Playwright Garret Schneider talks about “Clockwork Child”2
As this is my first blog post for Fox Valley Rep, I think I should start with a little bit of an introduction. I am Collider Playwright Garret Schneider, and am currently working on a play called “Clockwork Child”, about the destruction of an idea created between two scientists.
For me, the collaborative process (be it in anything that you collaborate with: writing, group work, music, construction), is one of shared investment. If everyone works together perfectly, then something truly beautiful can be created (everyone has their own strength and you could create a work made entirely of people’s strengths).
Building on that idea, the collaborative process, the genesis and execution of ideas, seems to find a direct parallel in parenting and raising a child. If two collaborators work tirelessly on an idea, have it gestate, and do all they can for it, they introduce it to the world. They bring their baby out for everyone to admire.
But, what if, as a mother, you have a different idea of what your child needs than the father does? Your child. When an idea is collaboratively created, who has ownership of it? Who decides what the next step is, who has the greatest say in the future?
Clockwork Child examines that question on the deathbed of a very real Victorian Scientist, Ada Lovelace, who failed collaboration with Charles Babbage could have resulted in the first computer, one-hundred year before the first computer was actually made.
Charles was the first inventor, while Ada perfected it, marketed it, and predicted to people (even Babbage himself) what the potential for the machine [the Analytical Engine] was.

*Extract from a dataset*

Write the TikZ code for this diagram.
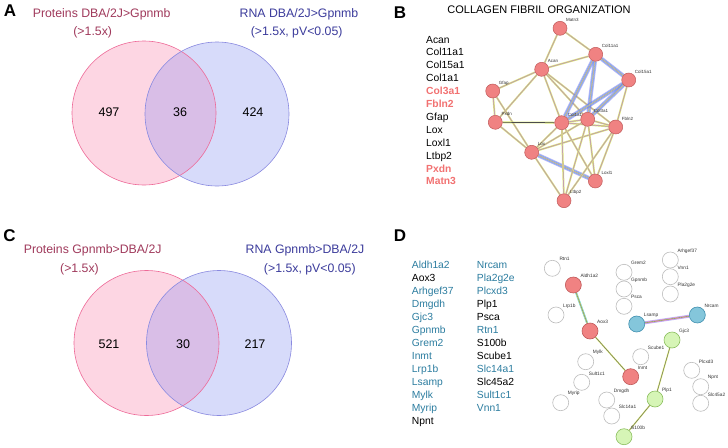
\documentclass[tikz,border=0pt]{standalone}
\usepackage{fontspec}
\setmainfont{Liberation Sans}
\usetikzlibrary{backgrounds}
\definecolor{pinkF}{HTML}{FDD6E3}
\definecolor{pinkD}{HTML}{EE6A98}
\definecolor{bluF}{HTML}{D7DBFA}
\definecolor{bluD}{HTML}{8A8AE0}
\definecolor{ovlF}{HTML}{D9BEE7}
\definecolor{tRose}{HTML}{A03A5C}
\definecolor{tBlue}{HTML}{3C3C9C}
\definecolor{salm}{HTML}{F27272}
\definecolor{teal}{HTML}{2C7DA0}
\definecolor{nred}{HTML}{F08282}
\definecolor{nredd}{HTML}{C05A5A}
\definecolor{nblu}{HTML}{84C6DB}
\definecolor{nblud}{HTML}{3F8FAF}
\definecolor{ngrn}{HTML}{D6F5B6}
\definecolor{ngrnd}{HTML}{8CBF5F}
\definecolor{ngry}{HTML}{BDBDBD}
\definecolor{eylw}{HTML}{DCEA7A}
\definecolor{emag}{HTML}{E07AE0}
\definecolor{eblu}{HTML}{7878F0}
\definecolor{ecya}{HTML}{60CFE0}
\newcommand{\fs}[1]{\fontsize{#1}{#1}\selectfont}
\newcommand{\stredge}[2]{%
  \draw[eylw, line width=1.8pt] (#1)--(#2);
  \draw[emag, opacity=0.6, line width=0.7pt] (#1)--(#2);
  \draw[black!40, line width=0.2pt] (#1)--(#2);}
\newcommand{\strthick}[2]{%
  \draw[eblu, opacity=0.55, line width=4.2pt] (#1)--(#2);
  \draw[eblu!70!cyan, opacity=0.6, line width=2.4pt] (#1)--(#2);
  \draw[eylw, line width=0.9pt] (#1)--(#2);
  \draw[emag, opacity=0.6, line width=0.5pt] (#1)--(#2);
  \draw[black!40, line width=0.2pt] (#1)--(#2);}
\newcommand{\bnet}[4]{%
  \node[bnode,#1] (#2) at (#3) {};
  \node[nlbl] (t#2) at ([shift={(6,-8)}]#2.center) {#4};}
\newcommand{\dnet}[4]{%
  \node[dnode,#1] (#2) at (#3) {};
  \node[nlbl, font=\fs{4.8}] (t#2) at ([shift={(7,-9)}]#2.center) {#4};}
\begin{document}
\begin{tikzpicture}[x=1pt,y=-1pt,
  ttl/.style={font=\fs{12.3}, anchor=center, inner sep=0},
  num/.style={font=\fs{12.5}, anchor=center, inner sep=0},
  panel/.style={font=\bfseries\fs{17}, anchor=center, inner sep=0},
  lst/.style={font=\fs{10.3}, anchor=base west, inner sep=0},
  hl/.style={font=\bfseries\fs{10.3}, text=salm},
  nlbl/.style={font=\fs{4.5}, text=black!80, anchor=west, inner sep=0},
  bnode/.style={circle, minimum size=14, inner sep=0, fill=nred, draw=nredd, line width=0.5pt},
  dnode/.style={circle, minimum size=16, inner sep=0, fill=white, draw=ngry, line width=0.6pt},
  rednd/.style={fill=nred, draw=nredd},
  blund/.style={fill=nblu, draw=nblud},
  grnnd/.style={fill=ngrn, draw=ngrnd}]
\useasboundingbox (0,0) rectangle (728,447);

% ---------- Panel A ----------
\fill[pinkF] (144,113) circle[radius=72];
\fill[bluF] (217,114) circle[radius=72];
\begin{scope}
  \clip (144,113) circle[radius=72];
  \fill[ovlF] (217,114) circle[radius=72];
\end{scope}
\draw[pinkD, line width=0.6pt] (144,113) circle[radius=72];
\draw[bluD, line width=0.6pt] (217,114) circle[radius=72];
\node[panel] (pA) at (10,11) {A};
\node[ttl, text=tRose] (a1) at (101.7,14) {Proteins DBA/2J>Gpnmb};
\node[ttl, text=tRose] (a2) at (92.7,32.3) {(>1.5x)};
\node[ttl, text=tBlue] (a3) at (299,14) {RNA DBA/2J>Gpnmb};
\node[ttl, text=tBlue] (a4) at (296.7,32) {(>1.5x, pV<0.05)};
\node[num] (n1) at (109,112) {497};
\node[num] (n2) at (180,112) {36};
\node[num] (n3) at (253,112) {424};

% ---------- Panel C ----------
\fill[pinkF] (146.5,343) circle[radius=72.5];
\fill[bluF] (219,343) circle[radius=72.5];
\begin{scope}
  \clip (146.5,343) circle[radius=72.5];
  \fill[ovlF] (219,343) circle[radius=72.5];
\end{scope}
\draw[pinkD, line width=0.6pt] (146.5,343) circle[radius=72.5];
\draw[bluD, line width=0.6pt] (219,343) circle[radius=72.5];
\node[panel] (pC) at (9.5,236) {C};
\node[ttl, text=tRose] (c1) at (92.7,250) {Proteins Gpnmb>DBA/2J};
\node[ttl, text=tRose] (c2) at (79.5,269) {(>1.5x)};
\node[ttl, text=tBlue] (c3) at (305,250) {RNA Gpnmb>DBA/2J};
\node[ttl, text=tBlue] (c4) at (309.8,269) {(>1.5x, pV<0.05)};
\node[num] (m1) at (109,344) {521};
\node[num] (m2) at (183,344) {30};
\node[num] (m3) at (255,344) {217};

% ---------- Panel B ----------
\node[panel] (pB) at (400,13) {B};
\node[font=\fs{11}, anchor=center, inner sep=0] (bt) at (539,9.5) {COLLAGEN FIBRIL ORGANIZATION};
\foreach \t/\s [count=\i] in {Acan/,Col11a1/,Col15a1/,Col1a1/,Col3a1/hl,Fbln2/hl,Gfap/,Lox/,Loxl1/,Ltbp2/,Pxdn/hl,Matn3/hl}
  \node[lst, \s] (lb\i) at (426,{39.3+12.9*(\i-1)+3.7}) {\t};

\bnet{}{Matn3}{560,28.3}{Matn3}
\bnet{}{Col11a1}{595.7,54.3}{Col11a1}
\bnet{}{Acan}{541.7,69.3}{Acan}
\bnet{}{Col15a1}{628.7,80}{Col15a1}
\bnet{}{Gfap}{492.7,91}{Gfap}
\bnet{}{Pxdn}{495.3,122.3}{Pxdn}
\bnet{}{Col1a1}{561.7,122.7}{Col1a1}
\bnet{}{Col3a1}{587.7,119.3}{Col3a1}
\bnet{}{Fbln2}{615.7,127}{Fbln2}
\bnet{}{Lox}{531.7,152.3}{Lox}
\bnet{}{Loxl1}{595.3,181}{Loxl1}
\bnet{}{Ltbp2}{564,200.7}{Ltbp2}

% ---------- Panel D ----------
\node[panel] (pD) at (400,236) {D};
\foreach \t/\c [count=\i] in {Aldh1a2/teal,Aox3/black,Arhgef37/teal,Dmgdh/teal,Gjc3/teal,Gpnmb/teal,Grem2/teal,Inmt/teal,Lrp1b/teal,Lsamp/teal,Mylk/teal,Myrip/teal,Npnt/black}
  \node[lst, text=\c] (ld\i) at (411.7,{265+12.95*(\i-1)+3.7}) {\t};
\foreach \t/\c [count=\i] in {Nrcam/teal,Pla2g2e/teal,Plcxd3/teal,Plp1/black,Psca/black,Rtn1/teal,S100b/black,Scube1/black,Slc14a1/teal,Slc45a2/black,Sult1c1/teal,Vnn1/teal}
  \node[lst, text=\c] (le\i) at (476.7,{265+12.95*(\i-1)+3.7}) {\t};

\dnet{}{Rtn1}{552.3,268.3}{Rtn1}
\dnet{rednd}{Aldh1a2}{573.3,285}{Aldh1a2}
\dnet{}{Lrp1b}{556,315}{Lrp1b}
\dnet{rednd}{Aox3}{590,331}{Aox3}
\dnet{}{Grem2}{624,272.3}{Grem2}
\dnet{}{Gpnmb}{624,289}{Gpnmb}
\dnet{}{Psca}{624,306.3}{Psca}
\dnet{}{Arhgef37}{670.3,260}{Arhgef37}
\dnet{}{Vnn1}{670.3,276.7}{Vnn1}
\dnet{}{Pla2g2e}{670.3,294}{Pla2g2e}
\dnet{blund}{Lsamp}{636.7,324}{Lsamp}
\dnet{blund}{Nrcam}{697.3,315}{Nrcam}
\dnet{grnnd}{Gjc3}{672,340}{Gjc3}
\dnet{}{Scube1}{640.7,356.7}{Scube1}
\dnet{}{Mylk}{585.7,361.7}{Mylk}
\dnet{rednd}{Inmt}{630.7,376.7}{Inmt}
\dnet{}{Plcxd3}{691.7,370.3}{Plcxd3}
\dnet{}{Sult1c1}{581.7,382.3}{Sult1c1}
\dnet{}{Npnt}{700.7,386.7}{Npnt}
\dnet{}{Slc45a2}{700.7,403.3}{Slc45a2}
\dnet{}{Myrip}{560.7,402.7}{Myrip}
\dnet{}{Dmgdh}{606.7,400}{Dmgdh}
\dnet{grnnd}{Plp1}{655,399}{Plp1}
\dnet{}{Slc14a1}{611.7,416}{Slc14a1}
\dnet{grnnd}{S100b}{624,436.7}{S100b}

% ---------- edges (behind nodes) ----------
\begin{scope}[on background layer]
  \fill[white] (0,0) rectangle (728,447);
  \stredge{Matn3}{Col11a1}
  \stredge{Matn3}{Acan}
  \stredge{Acan}{Col11a1}
  \stredge{Acan}{Gfap}
  \stredge{Acan}{Pxdn}
  \stredge{Acan}{Col1a1}
  \stredge{Acan}{Col3a1}
  \stredge{Acan}{Fbln2}
  \stredge{Gfap}{Pxdn}
  \stredge{Gfap}{Lox}
  \stredge{Pxdn}{Lox}
  \strthick{Col11a1}{Col1a1}
  \strthick{Col11a1}{Col3a1}
  \strthick{Col11a1}{Col15a1}
  \strthick{Col15a1}{Col1a1}
  \strthick{Col15a1}{Col3a1}
  \stredge{Col15a1}{Fbln2}
  \stredge{Col1a1}{Col3a1}
  \stredge{Col1a1}{Fbln2}
  \stredge{Col3a1}{Fbln2}
  \stredge{Col1a1}{Lox}
  \stredge{Col3a1}{Lox}
  \stredge{Lox}{Fbln2}
  \strthick{Lox}{Loxl1}
  \stredge{Lox}{Ltbp2}
  \stredge{Col1a1}{Ltbp2}
  \stredge{Col3a1}{Ltbp2}
  \stredge{Col1a1}{Loxl1}
  \stredge{Col3a1}{Loxl1}
  \stredge{Fbln2}{Loxl1}
  \stredge{Fbln2}{Ltbp2}
  \draw[eylw, line width=1.8pt] (Pxdn)--(Col1a1);
  \draw[black!70, line width=0.7pt] (Pxdn)--(Col1a1);
  % panel D
  \draw[ecya, line width=2pt] (Aldh1a2)--(Aox3);
  \draw[eylw, line width=1.2pt] (Aldh1a2)--(Aox3);
  \draw[black!60, line width=0.3pt] (Aldh1a2)--(Aox3);
  \draw[eylw, line width=1.4pt] (Aox3)--(Inmt);
  \draw[black!65, line width=0.35pt] (Aox3)--(Inmt);
  \draw[eblu!50, line width=3pt] (Lsamp)--(Nrcam);
  \draw[emag, line width=1.8pt] (Lsamp)--(Nrcam);
  \draw[eylw, line width=0.8pt] (Lsamp)--(Nrcam);
  \draw[black!60, line width=0.3pt] (Lsamp)--(Nrcam);
  \draw[eylw, line width=1.4pt] (Gjc3)--(Plp1);
  \draw[black!65, line width=0.35pt] (Gjc3)--(Plp1);
  \draw[eylw, line width=1.4pt] (Plp1)--(S100b);
  \draw[black!65, line width=0.35pt] (Plp1)--(S100b);
\end{scope}
\end{tikzpicture}
\end{document}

It is on Ada’s deathbed that she and Babbage have an argument which rips her from her current world and puts her in the past, where she must deter her younger self from ever embarking on the path of science.
This play is over many subjects that I am extremely passionate about: scientific exploration, gender inequality in science, birth of various subcultures (steampunk), and the lives of people with astounding mental abilities.
It is my hope that his play takes its audience on a journey, and that I can use history to help find parellels in their own struggle to achieve what is most important to them. For while Ada tries to destroy her past scientific self, she is really showing her own strength and commitment to scientific thought.
-Garret Schneider, Collider Playwright
Collider New Play Project is a part of the St. Charles Summer Theater Festival (July 14 – 31, 2011).